Operational component: hybrid roles and zero dead-heading

Hybrid roles are central to this approach. The WMS plans routes and task bundles so that staff spend minimal time traveling empty between work steps. For example, a worker finishing inbound receiving at a dock will be assigned nearby replenishment or quality checks before moving to a picking station, maintaining continuous productive activity.


Implementation steps and checklist

Successful deployment typically follows a phased approach:

  1. Assess current labor flows and map travel patterns to quantify dead-heading.
  2. Define the cross-training curriculum and necessary skill standards for each interleaved task.
  3. Configure WMS/TMS rules to support dynamic task bundling, worker qualifications, and priority handling.
  4. Pilot in a contained zone or shift to validate KPIs (labor utilization, travel time, accuracy, throughput).
  5. Refine ergonomics, safety protocols, and performance incentives.
  6. Scale incrementally with continuous measurement and employee feedback loops.

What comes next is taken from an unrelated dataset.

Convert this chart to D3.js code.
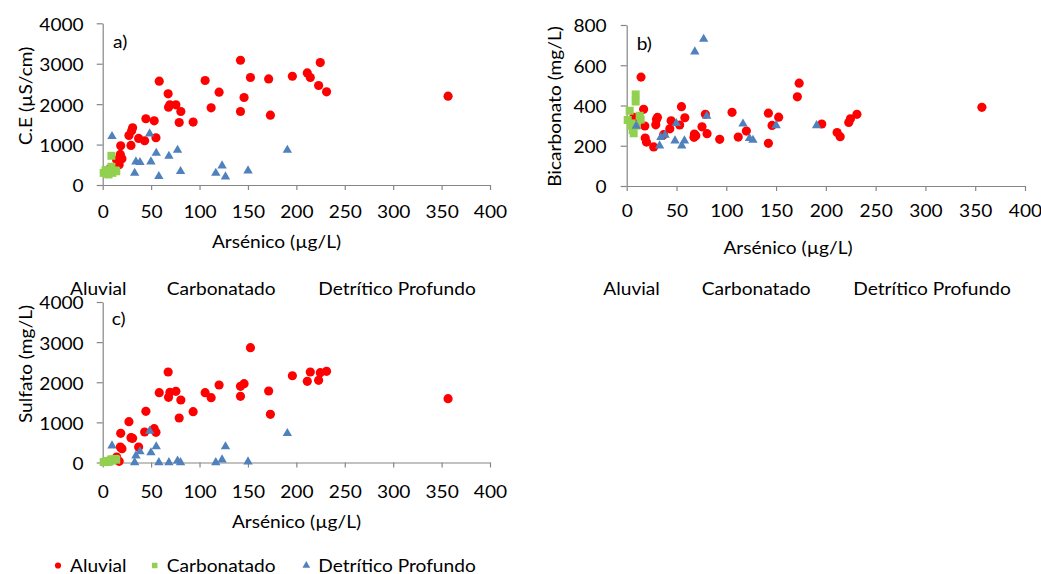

Key performance indicators

Measure impact using a combination of operational and people metrics:

  • Labor utilization rate (productive time vs scheduled time)
  • Average travel time per task and percent of dead-heading
  • Order throughput and cycle times
  • Picking and replenishment accuracy
  • Employee churn/retention rates
  • Training hours per employee and multi-skill coverage


Benefits

Task interleaving delivers measurable gains when well executed: increased hourly productivity without headcount growth, reduced travel time and equipment usage, higher capacity responsiveness during peaks, lower reliance on temporary labor, and better employee engagement and retention. It also improves inventory integrity through frequent, integrated cycle counting rather than separate large-scale stocktakes.


Common mistakes and implementation pitfalls

Typical errors include:

  • Insufficient cross-training or weak skill verification, causing quality and safety issues.
  • Poor WMS rules that create conflicting priorities or result in frequent task switching penalties.
  • Ignoring ergonomics and fatigue—overloading workers with physically incompatible tasks.
  • Failing to coordinate with labor agreements or check local labor regulations on multi-function assignments.
  • Rushing full-scale rollout without piloting, which can cause service drops and employee frustration.


Best practices

Adopt these practices to increase likelihood of success:

  • Use data to design interleaving patterns—map travel and task density.
  • Start small with pilots and clear KPIs.
  • Establish robust training, assessments, and refresher programs tied to certifications.
  • Integrate ergonomic rotation to mix high- and low-strain activities.
  • Employ incentives for multi-skill proficiency and quality outcomes.
  • Keep employees involved in design and continuous improvement to surface real-world constraints.


Comparison with dedicated-role models and 3PLs

Dedicated-role models emphasize narrow specialization and can yield high short-term output in stable, high-volume lines, but they amplify risk of peak labor shortages and employee churn. 3PL providers often use highly repetitive task structures optimized for scale, which can result in higher turnover. Interleaving and internal labor utility favor resiliency, flexibility, and retention—especially where demand variability, value-added tasks, or advanced automation require adaptable human oversight.


Real-world example

In a mid-size e-commerce DC, managers implemented interleaving so inbound teams conducted immediate location replenishment and short cycle counts as part of receiving. The WMS sequenced receiving, replenishment, and short-pick runs so workers never traveled empty between the dock and bulk storage. Over six months the site reduced average travel time per task by 24%, increased labor utilization by 12%, and reported a 15% decline in voluntary turnover after offering robotics upskilling to the same staff.


Conclusion

Task interleaving and internal labor utility is a pragmatic approach to modern warehousing that leverages cross-trained staff and WMS orchestration to increase productivity, reduce wasted travel, and improve employee engagement. When combined with careful training, ergonomics, and phased deployment, it produces operational resilience and measurable labor cost and retention benefits.